What’s the difference between “soft opt-in” and “legitimate interest”?
Soft opt-in is a specific provision under UK and EU electronic marketing rules (PECR/ePrivacy) that allows businesses to send marketing emails to existing customers without explicit opt-in consent, provided certain conditions are met. The customer's details must have been obtained in the context of a sale or negotiation for sale, the marketing must be about similar products or services to those originally purchased, and the customer must have been given a clear opportunity to opt out both when their details were collected and in every subsequent message. Soft opt-in is essentially a carve-out from the general consent requirement specifically for customer marketing.
Legitimate interest is one of six lawful bases for processing personal data under GDPR, separate from consent.
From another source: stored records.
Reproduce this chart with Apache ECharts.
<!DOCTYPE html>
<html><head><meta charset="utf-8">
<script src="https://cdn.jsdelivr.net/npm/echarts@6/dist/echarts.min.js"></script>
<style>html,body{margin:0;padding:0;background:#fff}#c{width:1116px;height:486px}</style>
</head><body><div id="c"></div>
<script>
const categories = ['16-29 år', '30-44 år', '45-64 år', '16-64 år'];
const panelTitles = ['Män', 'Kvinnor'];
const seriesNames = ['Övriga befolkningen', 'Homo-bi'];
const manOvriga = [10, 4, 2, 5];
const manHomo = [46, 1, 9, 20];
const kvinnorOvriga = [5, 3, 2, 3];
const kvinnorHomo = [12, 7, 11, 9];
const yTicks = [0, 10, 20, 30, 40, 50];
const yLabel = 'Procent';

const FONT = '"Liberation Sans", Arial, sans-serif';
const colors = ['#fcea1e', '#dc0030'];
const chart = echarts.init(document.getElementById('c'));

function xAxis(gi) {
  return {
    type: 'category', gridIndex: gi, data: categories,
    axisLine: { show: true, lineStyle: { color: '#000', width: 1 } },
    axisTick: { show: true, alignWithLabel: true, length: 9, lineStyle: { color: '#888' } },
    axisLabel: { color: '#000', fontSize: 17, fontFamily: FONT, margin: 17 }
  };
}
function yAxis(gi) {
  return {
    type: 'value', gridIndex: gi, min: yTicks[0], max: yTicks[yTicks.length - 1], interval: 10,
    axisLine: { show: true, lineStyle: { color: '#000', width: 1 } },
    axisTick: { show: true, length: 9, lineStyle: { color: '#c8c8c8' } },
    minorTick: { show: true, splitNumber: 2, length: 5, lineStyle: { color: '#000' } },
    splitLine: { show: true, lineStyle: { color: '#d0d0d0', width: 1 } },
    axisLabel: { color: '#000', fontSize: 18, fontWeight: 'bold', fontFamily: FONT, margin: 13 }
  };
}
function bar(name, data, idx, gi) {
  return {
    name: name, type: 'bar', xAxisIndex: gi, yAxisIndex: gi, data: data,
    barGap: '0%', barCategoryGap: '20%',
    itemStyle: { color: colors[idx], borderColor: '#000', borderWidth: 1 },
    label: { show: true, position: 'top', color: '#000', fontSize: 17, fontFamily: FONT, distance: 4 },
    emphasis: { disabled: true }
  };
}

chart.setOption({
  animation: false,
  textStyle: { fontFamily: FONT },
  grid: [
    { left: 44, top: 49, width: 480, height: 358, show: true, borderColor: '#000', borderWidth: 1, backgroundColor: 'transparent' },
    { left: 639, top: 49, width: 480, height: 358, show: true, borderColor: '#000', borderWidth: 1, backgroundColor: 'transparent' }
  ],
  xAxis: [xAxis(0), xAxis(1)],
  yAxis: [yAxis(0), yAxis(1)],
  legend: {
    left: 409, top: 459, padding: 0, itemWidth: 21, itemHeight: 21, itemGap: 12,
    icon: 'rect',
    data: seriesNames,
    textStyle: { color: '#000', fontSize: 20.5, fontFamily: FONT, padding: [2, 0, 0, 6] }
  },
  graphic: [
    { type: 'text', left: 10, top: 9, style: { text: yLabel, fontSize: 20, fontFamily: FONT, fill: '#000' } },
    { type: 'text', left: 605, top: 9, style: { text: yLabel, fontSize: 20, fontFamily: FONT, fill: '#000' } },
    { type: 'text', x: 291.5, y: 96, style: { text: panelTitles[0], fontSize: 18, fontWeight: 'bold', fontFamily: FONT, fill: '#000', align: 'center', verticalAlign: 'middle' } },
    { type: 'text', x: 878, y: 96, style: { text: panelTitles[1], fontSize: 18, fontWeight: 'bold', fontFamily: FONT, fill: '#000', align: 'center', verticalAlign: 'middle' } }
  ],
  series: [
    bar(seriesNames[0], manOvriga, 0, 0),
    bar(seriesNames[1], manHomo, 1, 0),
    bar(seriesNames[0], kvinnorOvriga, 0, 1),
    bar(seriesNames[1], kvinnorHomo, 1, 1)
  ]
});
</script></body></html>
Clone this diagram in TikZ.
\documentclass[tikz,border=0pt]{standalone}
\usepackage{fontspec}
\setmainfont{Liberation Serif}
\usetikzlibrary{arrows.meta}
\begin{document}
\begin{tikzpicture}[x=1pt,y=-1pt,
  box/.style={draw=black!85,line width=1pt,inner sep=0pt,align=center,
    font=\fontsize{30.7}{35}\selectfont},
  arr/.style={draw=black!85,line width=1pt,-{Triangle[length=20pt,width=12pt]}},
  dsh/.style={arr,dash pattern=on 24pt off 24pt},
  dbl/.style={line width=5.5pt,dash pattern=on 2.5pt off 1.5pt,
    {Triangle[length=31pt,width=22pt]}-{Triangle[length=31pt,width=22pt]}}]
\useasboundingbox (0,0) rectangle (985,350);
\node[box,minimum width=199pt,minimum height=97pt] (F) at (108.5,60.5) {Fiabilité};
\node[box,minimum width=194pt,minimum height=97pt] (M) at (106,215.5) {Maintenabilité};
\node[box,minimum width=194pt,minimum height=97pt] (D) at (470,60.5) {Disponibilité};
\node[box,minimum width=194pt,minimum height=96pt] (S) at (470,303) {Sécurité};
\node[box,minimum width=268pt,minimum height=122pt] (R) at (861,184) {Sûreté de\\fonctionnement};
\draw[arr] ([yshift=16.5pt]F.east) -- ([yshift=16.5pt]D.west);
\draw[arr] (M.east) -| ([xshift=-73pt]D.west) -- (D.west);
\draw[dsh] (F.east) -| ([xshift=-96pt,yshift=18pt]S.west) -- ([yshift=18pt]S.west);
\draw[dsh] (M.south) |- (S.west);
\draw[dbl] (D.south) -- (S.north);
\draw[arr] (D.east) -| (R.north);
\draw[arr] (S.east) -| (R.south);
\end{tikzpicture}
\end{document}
To rely on legitimate interest, you must identify a legitimate interest (such as marketing your products), demonstrate that processing is necessary to achieve that interest, and balance your interest against the individual's rights and expectations. Legitimate interest requires a documented Legitimate Interest Assessment (LIA) and gives individuals the right to object to processing. Unlike soft opt-in, legitimate interest is a general GDPR concept applicable to many types of processing, not specifically designed for electronic marketing.
The key distinction is that soft opt-in operates under ePrivacy/PECR rules governing electronic communications, while legitimate interest is a GDPR concept governing data processing. For email marketing, you typically need a lawful basis under both frameworks-GDPR for processing the personal data and ePrivacy/PECR for sending the electronic communication. Soft opt-in satisfies the ePrivacy requirement for customer marketing, while legitimate interest (or consent) satisfies the GDPR requirement. They work together but address different legal questions. Soft opt-in lets you send the email; legitimate interest lets you process the data. You umay need both to be fully compliant.